La page des réformes définitivement fermée
 
C’est la grande conséquence de ces propos tenus par Faure Gnassingbé à Accra. Si la Constitution (tripatouillée) de 2002 et 2005 devra être « rigoureusement» appliquée, cela induit que la mise en œuvre des réformes recommandées par l’Accord politique global (Apg) du 20 août 2006, sur laquelle est venue insister la Commission Vérité, Justice et Réconciliation dans ses recommandations au terme de ses travaux en avril 2012, réclamées par l’opposition, la société civile, les églises, les diplomates occidentaux accrédités au Togo, n’auront pas lieu. Et c’est Faure Gnassingbé himself qui vient de décider. Toutes les promesses n’étaient donc que du pipeau et les échanges avec le chef de file de l’opposition – à la dernière rencontre qui a lieu samedi, il a même souhaité un consensus sur la proposition de loi introduite par l’opposition – ne sont destinés qu’à flouer l’opinion.
 
D’ailleurs le Prince envoyait ce message à l’opposition depuis un moment.
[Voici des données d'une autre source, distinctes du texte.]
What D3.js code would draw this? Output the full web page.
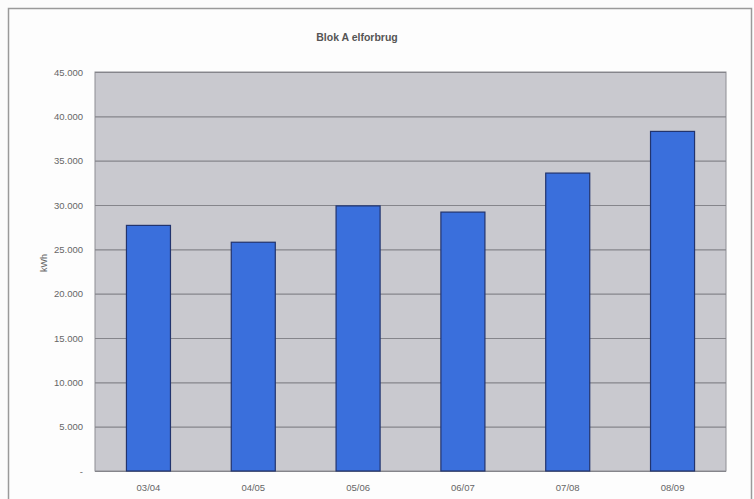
<!DOCTYPE html>
<html>
<head>
<meta charset="utf-8">
<script src="https://cdn.jsdelivr.net/npm/d3@7"></script>
<style>
  body { margin: 0; background: #fcfcfc; }
  svg { display: block; font-family: "Liberation Sans", Arial, sans-serif; }
</style>
</head>
<body>
<div id="chart"></div>
<script>
var seasons = ["03/04", "04/05", "05/06", "06/07", "07/08", "08/09"];
var kwh = [27700, 25800, 29900, 29200, 33600, 38300];
var yTicks = [0, 5000, 10000, 15000, 20000, 25000, 30000, 35000, 40000, 45000];

var width = 754,
    height = 499;
var margin = { top: 72, right: 28, bottom: 28, left: 95 };

function fmt(v) {
    if (v === 0) return "-";
    return v.toString().replace(/\B(?=(\d{3})+(?!\d))/g, ".");
}

var svg = d3.select("#chart").append("svg").attr("width", width).attr("height", height);

// outer chart frame (bottom is cut off in the scan)
svg.append("rect").attr("x", 8.5).attr("y", 8.5).attr("width", 743).attr("height", 500)
    .attr("fill", "#fdfdfd").attr("stroke", "#9a9a9a").attr("stroke-width", 1.5);

var x = d3.scaleBand().domain(seasons)
    .range([margin.left, width - margin.right])
    .paddingInner(0.58).paddingOuter(0.3);
var y = d3.scaleLinear().domain([0, 45000]).range([height - margin.bottom, margin.top]);

// plot area
svg.append("rect").attr("x", margin.left).attr("y", margin.top)
    .attr("width", width - margin.right - margin.left)
    .attr("height", height - margin.bottom - margin.top)
    .attr("fill", "#c9c9cf").attr("stroke", "#8e8e94").attr("stroke-width", 1);

// gridlines
svg.append("g").attr("transform", "translate(" + margin.left + ",0)")
    .call(d3.axisLeft(y).tickValues(yTicks).tickSize(-(width - margin.right - margin.left)).tickFormat(""))
    .call(function(g) {
        g.select(".domain").remove();
        g.selectAll("line").attr("stroke", "#85858b").attr("stroke-width", 1.2);
    });

// y labels
svg.append("g").attr("transform", "translate(" + margin.left + ",0)")
    .call(d3.axisLeft(y).tickValues(yTicks).tickSize(0).tickPadding(12).tickFormat(fmt))
    .call(function(g) {
        g.select(".domain").remove();
        g.selectAll("text").attr("fill", "#666").style("font-size", "9.5px");
    });

// bars
svg.selectAll(".bar").data(kwh).enter().append("rect")
    .attr("class", "bar")
    .attr("x", function(d, i) { return x(seasons[i]); })
    .attr("y", function(d) { return y(d); })
    .attr("width", x.bandwidth())
    .attr("height", function(d) { return y(0) - y(d); })
    .attr("fill", "#3a6fdc").attr("stroke", "#22346e").attr("stroke-width", 1.2);

// x labels
svg.append("g").attr("transform", "translate(0," + (height - margin.bottom) + ")")
    .call(d3.axisBottom(x).tickSize(0).tickPadding(13))
    .call(function(g) {
        g.select(".domain").remove();
        g.selectAll("text").attr("fill", "#666").style("font-size", "9.5px");
    });

// title
svg.append("text").attr("x", 357).attr("y", 41).attr("text-anchor", "middle")
    .style("font-size", "10.5px").style("font-weight", "bold").attr("fill", "#555")
    .text("Blok A elforbrug");

// y axis title
svg.append("text").attr("transform", "translate(47,263) rotate(-90)")
    .attr("text-anchor", "middle").style("font-size", "9px").attr("fill", "#666")
    .text("kWh");
</script>
</body>
</html>
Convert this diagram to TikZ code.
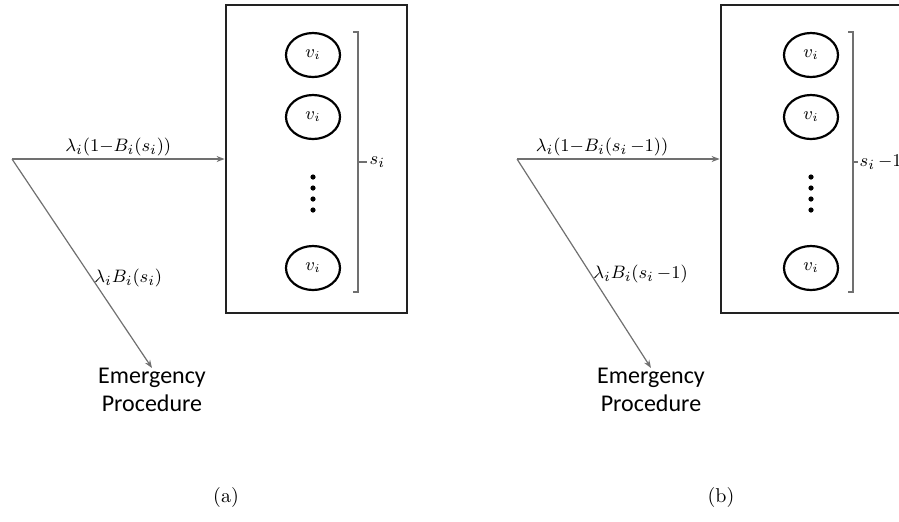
\documentclass[tikz,border=0pt]{standalone}
\usepackage{fontspec}
\newfontfamily\calfont{Carlito}
\usetikzlibrary{arrows.meta,positioning,shapes.geometric}
\definecolor{linegray}{HTML}{707070}
\definecolor{boxblack}{HTML}{222222}
\tikzset{queuebox/.style={draw=boxblack, line width=1.4pt, minimum width=90.5pt,
  minimum height=154pt, inner sep=0pt},
  servnode/.style={draw=black, ellipse, line width=1.1pt, minimum width=27pt,
  minimum height=22pt, inner sep=0pt, font=\fontsize{9}{10}\selectfont},
  flowarrow/.style={-{Stealth[length=4pt,width=3pt]}, linegray, line width=0.6pt},
  bracketline/.style={linegray, line width=0.7pt},
  ratelabel/.style={font=\fontsize{9.5}{11}\selectfont, text=black, inner sep=1pt},
  emnode/.style={font=\calfont\fontsize{12}{14}\selectfont, align=center, inner sep=0pt},
  panel/.style={x=0.5pt, y=-0.5pt}}
\begin{document}
\begin{tikzpicture}[panel]
    \clip (0,0) rectangle (899,521);
    % (a)
    \coordinate (aSrc) at (12,159);
    \node[queuebox] (aBox) at (316.5,159) {};
    \node[servnode] (aV1) at (313,55) {$v_i$};
    \node[servnode] (aV2) at (313,117) {$v_i$};
    \node[servnode] (aV3) at (313,268) {$v_i$};
    \foreach \y in {177,188,199,210} \fill (313,\y) circle (1.3pt);
    \draw[bracketline] (353,32) -- (358,32) -- (358,292) -- (353,292);
    \draw[bracketline] (358,162) -- (367,162) node[right, ratelabel] (aCount) {$s_i$};
    \node[emnode, anchor=north] (aEm) at (152,368) {Emergency\\Procedure};
    \draw[flowarrow] (aSrc) -- node[above, ratelabel] (aAdmit) {$\lambda_i(1{-}B_i(s_i))$} (aBox.west);
    \draw[flowarrow] (aSrc) -- node[right, pos=0.57, ratelabel] (aBlock) {$\lambda_i B_i(s_i)$} (aEm.north);
    \node (aCap) at (226,497) {(a)};
    % (b)
    \coordinate (bSrc) at (517,159);
    \node[queuebox] (bBox) at (811.5,159) {};
    \node[servnode] (bV1) at (811,55) {$v_i$};
    \node[servnode] (bV2) at (811,117) {$v_i$};
    \node[servnode] (bV3) at (811,268) {$v_i$};
    \foreach \y in {177,188,199,210} \fill (811,\y) circle (1.3pt);
    \draw[bracketline] (848,32) -- (853,32) -- (853,292) -- (848,292);
    \draw[bracketline] (853,162) -- (858,162) node[right, ratelabel, inner sep=0.5pt] (bCount) {$s_i\,{-}1$};
    \node[emnode, anchor=north] (bEm) at (651,368) {Emergency\\Procedure};
    \draw[flowarrow] (bSrc) -- node[above, pos=0.42, ratelabel] (bAdmit) {$\lambda_i(1{-}B_i(s_i\,{-}1))$} (bBox.west);
    \draw[flowarrow] (bSrc) -- node[right, pos=0.55, ratelabel] (bBlock) {$\lambda_i B_i(s_i\,{-}1)$} (bEm.north);
    \node (bCap) at (721,497) {(b)};
  \end{tikzpicture}
\end{document}
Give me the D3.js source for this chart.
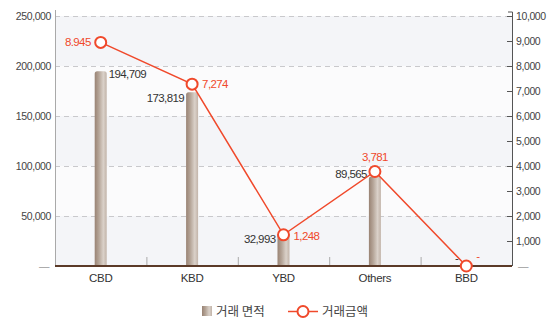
<!DOCTYPE html>
<html>
<head>
<meta charset="utf-8">
<script src="https://cdn.jsdelivr.net/npm/d3@7"></script>
<style>
  html, body { margin: 0; padding: 0; background: #ffffff; }
  svg { display: block; font-family: "Liberation Sans", Arial, sans-serif; }
</style>
</head>
<body>
<svg id="chart" width="557" height="324"></svg>
<script>
// Office transaction area (bars, left axis) and transaction amount (line, right axis)
const categories = ["CBD", "KBD", "YBD", "Others", "BBD"];
const areaValues = [194709, 173819, 32993, 89565, 0];
const amountValues = [8945, 7274, 1248, 3781, 0];
const areaLabels = ["194,709", "173,819", "32,993", "89,565", "-"];
const amountLabels = ["8.945", "7,274", "1,248", "3,781", "-"];
const leftTicks = [0, 50000, 100000, 150000, 200000, 250000];
const rightTicks = [0, 1000, 2000, 3000, 4000, 5000, 6000, 7000, 8000, 9000, 10000];
const legendLabels = ["거래 면적", "거래금액"];

const svg = d3.select("#chart");
const plotLeft = 55, plotRight = 512, plotTop = 16, plotBottom = 266;

const x = d3.scaleBand().domain(categories).range([plotLeft, plotRight]);
const yL = d3.scaleLinear().domain([0, 250000]).range([plotBottom, plotTop]);
const yR = d3.scaleLinear().domain([0, 10000]).range([plotBottom, plotTop]);
const cxOf = c => x(c) + x.bandwidth() / 2;

const defs = svg.append("defs");
const grad = defs.append("linearGradient").attr("id", "barGrad")
  .attr("x1", "0").attr("x2", "1").attr("y1", "0").attr("y2", "0");
grad.append("stop").attr("offset", "0%").attr("stop-color", "#998374");
grad.append("stop").attr("offset", "35%").attr("stop-color", "#b5a598");
grad.append("stop").attr("offset", "72%").attr("stop-color", "#dad1c9");
grad.append("stop").attr("offset", "100%").attr("stop-color", "#c2b4a9");

// plot background bands
const bands = d3.pairs(leftTicks);
svg.append("g").selectAll("rect").data(bands).join("rect")
  .attr("x", plotLeft).attr("width", plotRight - plotLeft)
  .attr("y", d => yL(d[1])).attr("height", d => yL(d[0]) - yL(d[1]))
  .attr("fill", (d, i) => i % 2 === 1 ? "#fbfbfc" : "#f4f5f8");

// dashed grid
svg.append("g").selectAll("line").data(leftTicks.slice(1)).join("line")
  .attr("x1", plotLeft).attr("x2", plotRight)
  .attr("y1", d => yL(d) + 0.5).attr("y2", d => yL(d) + 0.5)
  .attr("stroke", "#c9c9cc").attr("stroke-dasharray", "5,4");

// left axis
const axL = d3.axisLeft(yL).tickValues(leftTicks).tickSize(0).tickPadding(4)
  .tickFormat(d => d === 0 ? "—" : d3.format(",")(d));
const gL = svg.append("g").attr("transform", `translate(${plotLeft},0)`).call(axL);
gL.select(".domain").attr("stroke", "#a9a9a9").attr("d", `M0.5,${plotTop - 6}V${plotBottom}`);
gL.selectAll("text").attr("font-size", 10.5).attr("fill", "#444").attr("letter-spacing", "-0.4");
gL.selectAll(".tick").filter(d => d === 0).select("text").attr("fill", "#999").attr("dx", -2);

// right axis
const axR = d3.axisRight(yR).tickValues(rightTicks).tickSize(-5).tickPadding(4)
  .tickFormat(d => d === 0 ? "—" : d3.format(",")(d));
const gR = svg.append("g").attr("transform", `translate(${plotRight},0)`).call(axR);
gR.select(".domain").attr("stroke", "#555").attr("d", `M-4,${plotTop - 4}H0.5V${plotBottom}`);
gR.selectAll(".tick line").attr("stroke", "#555");
gR.selectAll(".tick").filter(d => d === 0).select("line").remove();
gR.selectAll("text").attr("font-size", 10.5).attr("fill", "#444").attr("letter-spacing", "-0.4");
gR.selectAll(".tick").filter(d => d === 0).select("text").attr("fill", "#999").attr("dx", 2);

// category separators
svg.append("g").selectAll("line").data(categories.slice(1)).join("line")
  .attr("x1", d => x(d) + 0.5).attr("x2", d => x(d) + 0.5)
  .attr("y1", plotBottom - 9).attr("y2", plotBottom)
  .attr("stroke", "#aaa");

// bars
const bw = 12;
svg.append("g").selectAll("path").data(categories).join("path")
  .attr("d", (c, i) => {
    if (areaValues[i] === 0) return "";
    const cx = cxOf(c), y0 = yL(areaValues[i]), r = 2.5;
    return `M${cx - bw / 2},${plotBottom}V${y0 + r}Q${cx - bw / 2},${y0} ${cx - bw / 2 + r},${y0}H${cx + bw / 2 - r}Q${cx + bw / 2},${y0} ${cx + bw / 2},${y0 + r}V${plotBottom}Z`;
  })
  .attr("fill", "url(#barGrad)");

// baseline
svg.append("line").attr("x1", plotLeft).attr("x2", plotRight)
  .attr("y1", plotBottom).attr("y2", plotBottom)
  .attr("stroke", "#5b3a28").attr("stroke-width", 2);

// category labels
svg.append("g").selectAll("text").data(categories).join("text")
  .attr("x", d => cxOf(d)).attr("y", plotBottom + 16)
  .attr("text-anchor", "middle").attr("font-size", 11.5).attr("fill", "#333")
  .attr("letter-spacing", "-0.3").text(d => d);

// bar value labels
const areaPos = [
  { side: "right", dy: 7 }, { side: "left", dy: 10 }, { side: "left", dy: 10 },
  { side: "left", dy: 2 }, { side: "left", dy: -4 }
];
svg.append("g").selectAll("text").data(categories).join("text")
  .attr("x", (c, i) => cxOf(c) + (areaPos[i].side === "right" ? bw / 2 + 2 : -bw / 2 - 2))
  .attr("y", (c, i) => yL(areaValues[i]) + areaPos[i].dy)
  .attr("text-anchor", (c, i) => areaPos[i].side === "right" ? "start" : "end")
  .attr("font-size", 11.5).attr("fill", "#333").attr("letter-spacing", "-0.6")
  .text((c, i) => areaLabels[i]);

// transaction amount line
const red = "#f0492b";
const line = d3.line().x((d, i) => cxOf(categories[i])).y(d => yR(d));
svg.append("path").datum(amountValues).attr("d", line)
  .attr("fill", "none").attr("stroke", red).attr("stroke-width", 1.5);
svg.append("g").selectAll("circle").data(amountValues).join("circle")
  .attr("cx", (d, i) => cxOf(categories[i])).attr("cy", d => yR(d))
  .attr("r", 5.5).attr("fill", "#fff").attr("stroke", red).attr("stroke-width", 2);

// amount labels
const amtPos = [
  { dx: -10, dy: 4, anchor: "end" }, { dx: 10, dy: 4, anchor: "start" },
  { dx: 10, dy: 5, anchor: "start" }, { dx: 0, dy: -10, anchor: "middle" },
  { dx: 10, dy: -6, anchor: "start" }
];
svg.append("g").selectAll("text").data(amountValues).join("text")
  .attr("x", (d, i) => cxOf(categories[i]) + amtPos[i].dx)
  .attr("y", (d, i) => yR(d) + amtPos[i].dy)
  .attr("text-anchor", (d, i) => amtPos[i].anchor)
  .attr("font-size", 11.5).attr("fill", red).attr("letter-spacing", "-0.6")
  .text((d, i) => amountLabels[i]);

// legend
const lg = svg.append("g").attr("transform", "translate(0,311)");
lg.append("rect").attr("x", 202).attr("y", -5).attr("width", 10).attr("height", 10)
  .attr("fill", "url(#barGrad)");
lg.append("text").attr("x", 216).attr("y", 4.5).attr("font-size", 12.5).attr("fill", "#444")
  .attr("font-family", "'Noto Sans CJK KR', sans-serif").text(legendLabels[0]);
lg.append("line").attr("x1", 288).attr("x2", 318).attr("y1", 0.5).attr("y2", 0.5)
  .attr("stroke", red).attr("stroke-width", 1.5);
lg.append("circle").attr("cx", 303).attr("cy", 0.5).attr("r", 5.5)
  .attr("fill", "#fff").attr("stroke", red).attr("stroke-width", 2);
lg.append("text").attr("x", 322).attr("y", 4.5).attr("font-size", 12.5).attr("fill", "#444")
  .attr("font-family", "'Noto Sans CJK KR', sans-serif").text(legendLabels[1]);
</script>
</body>
</html>
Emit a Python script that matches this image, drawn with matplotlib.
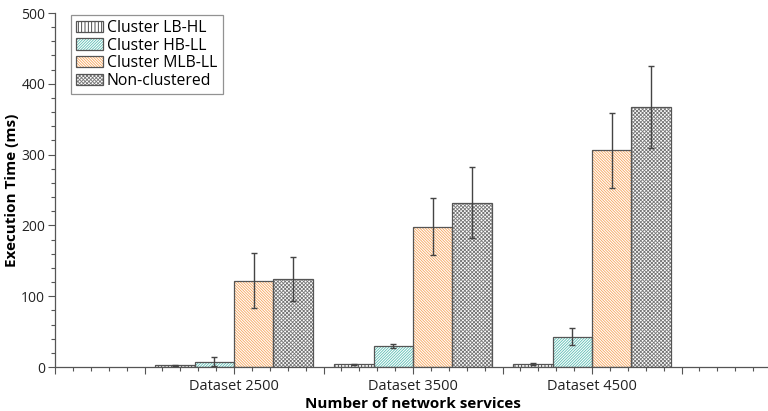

D’abord par son opacité aux réformes depuis 2006 et son indifférence aux appels tous azimuts à leur mise en œuvre. Ensuite par le sort réservé le 30 juin dernier par les députés de l’Union pour la République (Unir) au projet de loi de réformes du gouvernement, rejeté à l’unanimité de ses élus. Par après, les griots du pouvoir dont le ministre de l’Administration territoriale, de la Décentralisation et des Collectivités locales, Gilbert Bawara, le président de la Cour constitutionnelle, Aboudou Assouma, le président du groupe parlementaire Unir, Christophe Tchao ont tour à tour déclaré la page des réformes fermée. Le chef suprême du parti est venu personnellement clore le débat.
 
Des jours surchauffés en perspective
 
Les militants et sympathisants du Combat pour l’alternance politique en 2015 (CAP 2015), ou plutôt le peuple togolais assoiffé d’alternance étaient dans les rues vendredi dernier pour exiger la mise en œuvre des réformes qui ne sont guère une faveur de Faure Gnassingbé, mais des recommandations de l’Apg, mais aussi de la Cvjr qui y a vu le prix à payer pour la paix et la réconciliation au Togo. Et demain vendredi, les populations seront encore dans les rues, à l’appel de la Synergie des Organisations de défense des droits de l’Homme pour la même cause. Sans doute qu’elles seront plus nombreuses, dopées par ces dernières déclarations de Faure Gnassingbé à Accra. Tout ce beau monde se croit dans la légitimité et agit avec détermination. Au niveau des meneurs, on compte appeler à manifester tant que les réformes ne seront pas mises en œuvre. D’ailleurs on ne voit pas l’élection de l’année prochaine se tenir sans ces réformes. Simple incantation de plus ?
 
Une chose est certaine, la détermination est réelle. Mais en face, on est aussi déterminé à réprimer les manifestations de l’opposition. Un avant-goût a été donné vendredi passé. La répression, traditionnellement assurée par les forces de sécurité et de l’ordre, a même franchi un pallier, avec le recours fait à l’armée. Des chars étaient positionnés à certains points stratégiques de la capitale, les militaires déployés, circulaient dans des jeeps et opéraient au vu et au su de tout le monde. Des témoins croient même savoir que ce sont eux qui ont pris le devant de la répression vendredi, reléguant au second plan les policiers et gendarmes. Même les journalistes n’ont pas été épargnés. Au sein du sérail, on compte maintenir la même chape de plomb sur le pays et le dispositif de répression. Des quêtes seraient même organisées pour soutenir « l’effort de guerre ». Tout cela tient de la disposition d’esprit de Faure Gnassingbé qu’il a suffisamment montrée lors de ses échanges avec Jean-Pierre Fabre en déclarant : « Vous voulez toujours imposer votre point de vue sans en avoir les moyens ». Les moyens que lui, il a, ce sont les institutions et la force brute. Avec la détermination des deux côtés, c’est dire que l’avenir promet d’être surchauffé.